I did a fresh install of NixOS using ZFS + impermanence.
Now, during booting, it takes 2-3 minutes in total for me to boot. (I have two pools so what I said in title is still correct )
I tried changing zfs module settings, updating kernel, disabling hardening related tweaks, disabling init_on_alloc and init_on_free, enabling systemd in stage 1 and I checked if crng initialization isn’t making it stuck.
Again, it only happens in stage 1 and takes like 60-65 seconds per pool.
So, I just learned that stage 1 is basically a long shell script.
I noticed this:
echo -n "importing root ZFS pool \"blahaj\"..."
# Loop across the import until it succeeds, because the devices needed may not be discovered yet.
if ! poolImported "blahaj"; then
for trial in `seq 1 60`; do
poolReady "blahaj" > /dev/null && msg="$(poolImport "blahaj" 2>&1)" && break
sleep 1
echo -n .
done
echo
if [[ -n "$msg" ]]; then
echo "$msg";
fi
poolImported "blahaj" || poolImport "blahaj" # Try one last time, e.g. to import a degraded pool.
fi
zfs load-key -a
echo -n "importing root ZFS pool \"ikea\"..."

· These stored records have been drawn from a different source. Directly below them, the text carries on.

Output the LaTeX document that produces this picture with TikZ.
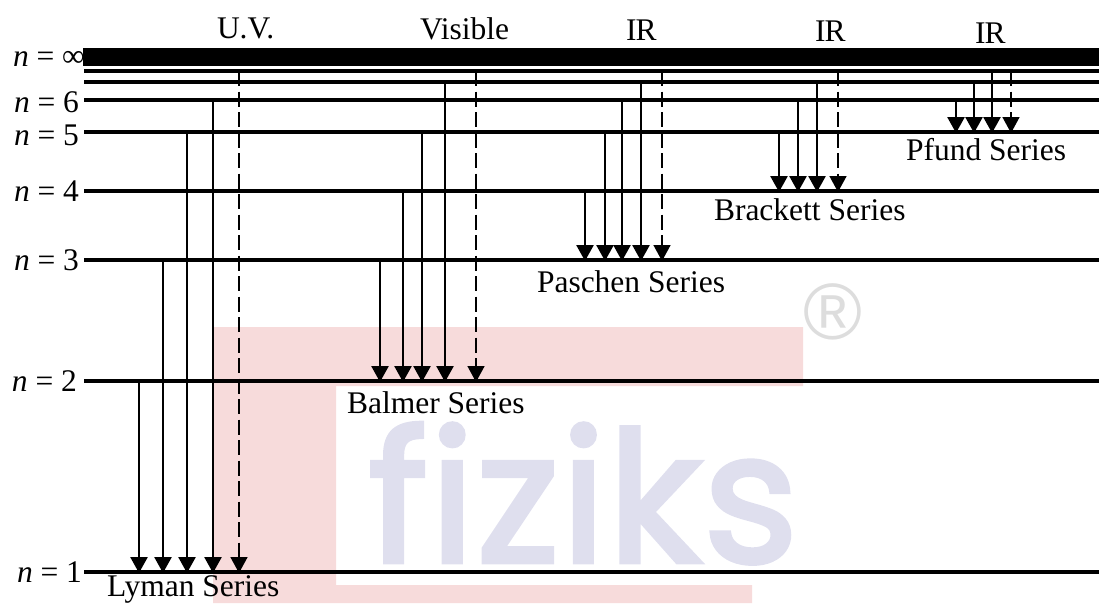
\documentclass[tikz,border=0pt]{standalone}
\usepackage{fontspec}
\setmainfont{Liberation Serif}
\newfontfamily\wmfont[FakeBold=2.5,LetterSpace=1]{Poppins}
\newfontfamily\regfont{Liberation Sans}
\usetikzlibrary{arrows.meta}
\definecolor{wmpink}{HTML}{F7DBDB}
\definecolor{wmblue}{HTML}{DFDFEE}
\definecolor{wmgray}{HTML}{DDDDDD}
\tikzset{
  x=1pt,y=-1pt,
  lvl/.style={line width=3.6pt},
  trans/.style={line width=2.6pt,-{Triangle[length=16pt,width=17pt]},shorten >=-1pt},
  transd/.style={line width=1.6pt,dash pattern=on 15pt off 5.5pt,-{Triangle[length=16pt,width=17pt]},shorten >=-1pt},
  lab/.style={anchor=base west,inner sep=0pt,outer sep=0pt,font=\fontsize{31.5pt}{34pt}\selectfont},
}
\begin{document}
\begin{tikzpicture}
\useasboundingbox (0,0) rectangle (1099,603);
\clip (0,0) rectangle (1099,603);
% watermark
\fill[wmpink] (213,327) -- (803,327) -- (803,386) -- (336,386) -- (336,585) -- (752,585) -- (752,603) -- (213,603) -- cycle;
\node[anchor=base west,inner sep=0pt,text=wmblue,font=\wmfont\fontsize{182pt}{182pt}\selectfont] (wm) at (368,562) {fiziks};
\node[anchor=center,inner sep=0pt,text=wmgray,font=\regfont\fontsize{80pt}{80pt}\selectfont] (reg) at (833,312) {®};
% levels
\foreach \nm/\yy in {inf/57,c/71,b/82,six/100,five/132,four/191,three/260,two/381,one/572}{
  \coordinate (L\nm) at (84,\yy);
  \coordinate (R\nm) at (1099,\yy);
}
\fill (83,48) rectangle (1099,66);
\foreach \nm in {c,b,six,five,four,three,two,one}{
  \draw[lvl] (L\nm) -- (R\nm);
}
% transitions
\foreach \xx/\from/\to in {139/two/one,163/three/one,187/five/one,213/six/one,
  380/three/two,403/four/two,422/five/two,445/b/two,
  585/four/three,605/five/three,622/six/three,641/b/three,
  779/five/four,798/six/four,817/b/four,
  956/six/five,974/b/five,992/c/five}{
  \draw[trans] (\xx,0 |- L\from) -- (\xx,0 |- L\to);
}
\foreach \xx/\from/\to in {239/c/one,476/c/two,662/c/three,838/c/four,1011/c/five}{
  \draw[transd] (\xx,0 |- L\from) -- (\xx,0 |- L\to);
}
% labels
\node[lab] (n8) at (13,66) {\textit{n} = ∞};
\node[lab] (n6) at (14,112.5) {\textit{n} = 6};
\node[lab] (n5) at (14,145) {\textit{n} = 5};
\node[lab] (n4) at (14,201) {\textit{n} = 4};
\node[lab] (n3) at (14,270) {\textit{n} = 3};
\node[lab] (n2) at (12,391) {\textit{n} = 2};
\node[lab] (n1) at (17,582) {\textit{n} = 1};
\node[lab] (uv) at (217,38) {U.V.};
\node[lab] (vis) at (420,39) {Visible};
\node[lab] (ir1) at (626,40) {I\kern-1ptR};
\node[lab] (ir2) at (815,41) {I\kern-1ptR};
\node[lab] (ir3) at (975,43) {I\kern-1ptR};
\node[lab] (ly) at (107,596.5) {Lyman Series};
\node[lab] (ba) at (347,413) {Balmer Series};
\node[lab] (pa) at (537,292) {Paschen Series};
\node[lab] (br) at (714,220) {Brackett Series};
\node[lab] (pf) at (906,160) {Pfund Series};
\end{tikzpicture}
\end{document}
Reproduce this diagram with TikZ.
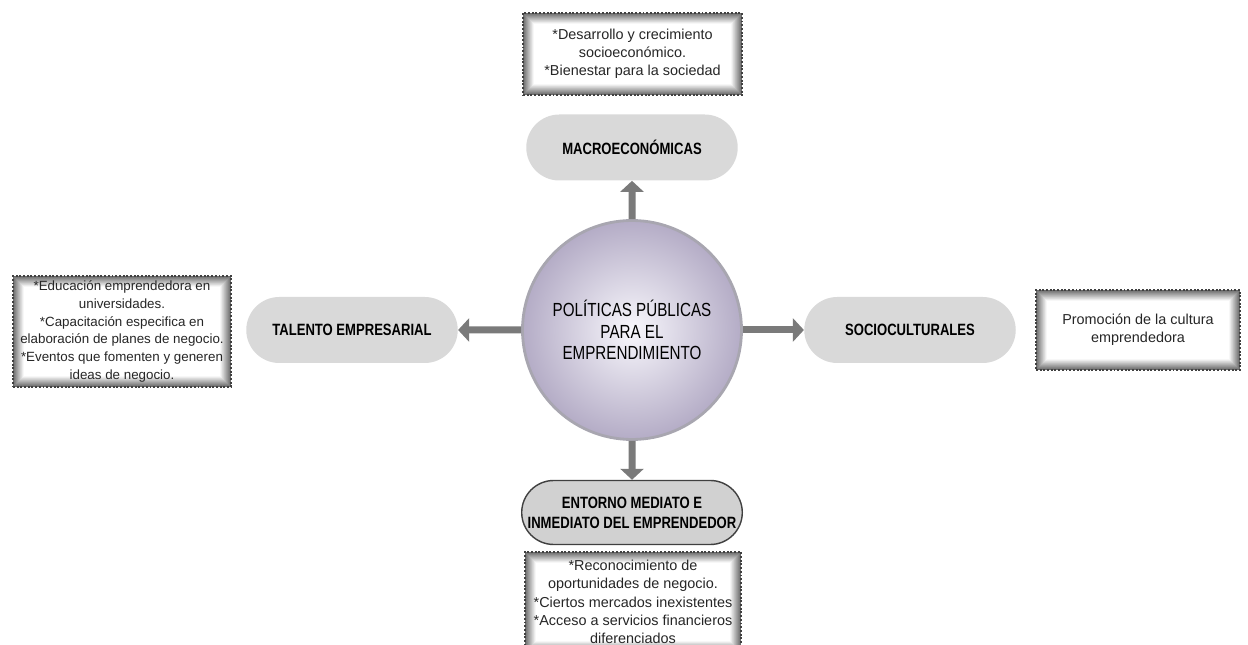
\documentclass[tikz,border=0pt]{standalone}
\usepackage{fontspec}
\setmainfont{Liberation Sans}
\newfontfamily\narrowfont{Liberation Sans}[FakeStretch=0.8]
\usetikzlibrary{shapes.misc,arrows.meta}

\begin{document}
\begin{tikzpicture}[
  conn/.style={-{Triangle[width=4.6mm, length=2.2mm]}, line width=1.4mm, draw=black!52},
  circ/.style={circle, minimum size=4.38cm, inner sep=0pt, draw={rgb,255:red,168;green,166;blue,176}, line width=1.6pt,
               shading=radial, inner color={rgb,255:red,248;green,247;blue,252},
               outer color={rgb,255:red,180;green,172;blue,198},
               align=center, font=\narrowfont\fontsize{10.8}{12.3}\selectfont, text=black},
  pill/.style={rounded rectangle, fill=black!15, minimum width=4.3cm, minimum height=1.32cm, inner sep=1pt,
               align=center, font=\narrowfont\bfseries\fontsize{9.3}{11.4}\selectfont, text=black},
  glowbox/.style={rectangle, draw=black!75, densely dotted, line width=1.1pt, inner sep=0pt,
                  align=center, font=\fontsize{8.2}{10.4}\selectfont, text=black!85,
                  path picture={
                    \foreach \k in {0,...,10}{
                      \pgfmathtruncatemacro\shd{58-5.5*\k}
                      \fill[black!\shd] ([shift={(\k*0.2mm,\k*0.2mm)}]path picture bounding box.south west)
                        rectangle ([shift={(-\k*0.2mm,-\k*0.2mm)}]path picture bounding box.north east);
                    }
                    \fill[white] ([shift={(2.2mm,2.2mm)}]path picture bounding box.south west)
                      rectangle ([shift={(-2.2mm,-2.2mm)}]path picture bounding box.north east);
                  }}
]
\useasboundingbox (0,0) rectangle (24.96,12.9);

%% centre
\node[circ] (pol) at (12.64, 6.3) {POLÍTICAS PÚBLICAS\\PARA EL\\EMPRENDIMIENTO};

%% the four groups
\node[pill] (macro) at (12.64, 9.95) {MACROECONÓMICAS};
\node[pill] (tal) at (7.04, 6.3) {TALENTO EMPRESARIAL};
\node[pill] (socio) at (18.2, 6.3) {SOCIOCULTURALES};
\node[pill, draw=black!75, line width=0.8pt, fill=black!18, minimum width=4.4cm, minimum height=1.28cm]
  (ent) at (12.64, 2.65) {ENTORNO MEDIATO E\\INMEDIATO DEL EMPRENDEDOR};

%% arrows
\draw[conn] (pol) -- (macro);
\draw[conn] (pol) -- (tal);
\draw[conn] (pol) -- (socio);
\draw[conn] (pol) -- (ent);

%% notes
\node[glowbox, minimum width=4.38cm, minimum height=1.64cm] (nmacro) at (12.65, 11.82)
  {*Desarrollo y crecimiento\\socioeconómico.\\*Bienestar para la sociedad};
\node[glowbox, minimum width=4.36cm, minimum height=2.22cm, font=\fontsize{7.6}{10.2}\selectfont] (ntal) at (2.44, 6.27)
  {*Educación emprendedora en\\universidades.\\*Capacitación especifica en\\elaboración de planes de negocio.\\*Eventos que fomenten y generen\\ideas de negocio.};
\node[glowbox, minimum width=4.08cm, minimum height=1.6cm] (nsocio) at (22.76, 6.3)
  {Promoción de la cultura\\emprendedora};
\node[glowbox, minimum width=4.32cm, minimum height=2.0cm] (nent) at (12.66, 0.86)
  {*Reconocimiento de\\oportunidades de negocio.\\*Ciertos mercados inexistentes\\*Acceso a servicios financieros\\diferenciados};
\end{tikzpicture}
\end{document}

# Loop across the import until it succeeds, because the devices needed may not be discovered yet.
if ! poolImported "ikea"; then
for trial in `seq 1 60`; do
poolReady "ikea" > /dev/null && msg="$(poolImport "ikea" 2>&1)" && break
sleep 1
echo -n .
done
echo
if [[ -n "$msg" ]]; then
echo "$msg";
fi
poolImported "ikea" || poolImport "ikea" # Try one last time, e.g. to import a degraded pool.
fi
zfs load-key -a
Isn’t seq 1 60 causing this? I’m pretty there’s some issue here.
Also, wouldn’t having a single zfs load-key -a at the end make it so zfs would ask passphrase once, and then it would reuse it for the second pool?
EDIT:
I’ve found a workaround by doing
boot.initrd.postDeviceCommands = "zpool import -a -d ${config.boot.zfs.devNodes}";
Again, I have no idea why it’s not working, but my system doesn’t see any pools until I do zpool import -a -d <path to dir with devices>. That’s why it was waiting 60 seconds and then finally doing
poolImported "ikea" || poolImport "ikea" # Try one last time, e.g. to import a degraded pool.
which does exactly what I have set in boot.initrd.postDeviceCommands
No; seq itself should run basically instantly, and just create the values for the loop to iterate over. The loop has a sleep, but that’s waiting for the pool to show up.
It’s janky, I agree. The systemd stage 1 stuff changes this construction, but you mentioned you already tried that.
The question is why that’s not happening yet on your system.
You might try experimenting with boot.zfs.devNodes, perhaps giving a path where the devices show up sooner before waiting for udev to create the extra symlinks
You might try experimenting with boot.zfs.devNodes
Well, I already tried it. I don’t think this is an issue with NixOS but rather with me not understanding something about zfs and I messed something up when creating pools
pool: blahaj
state: ONLINE
scan: scrub repaired 0B in 00:03:56 with 0 errors on Wed Dec 14 01:32:34 2022
config:
NAME STATE READ WRITE CKSUM
blahaj ONLINE 0 0 0
wwn-0x500a0751e5d95f83-part2 ONLINE 0 0 0
wwn-0x500a0751e5d95f96 ONLINE 0 0 0
errors: No known data errors
pool: ikea
state: ONLINE
scan: scrub canceled on Mon Dec 12 19:15:51 2022
config:
NAME STATE READ WRITE CKSUM
ikea ONLINE 0 0 0
wwn-0x5000c500c7a2d75d ONLINE 0 0 0
errors: No known data errors
Alright! Thanks! So, the whole issue was that I had crypto_LUKS signatures at the beginning and zfs probably doesn’t bother with trying to detect pools after seeing them
The correct fix is to get rid of crypto_LUKS signatures by running
wipefs -o 0x0 /dev/sda2 -f
and of course replacing sda2 with devices that have wrong TYPE in blkid.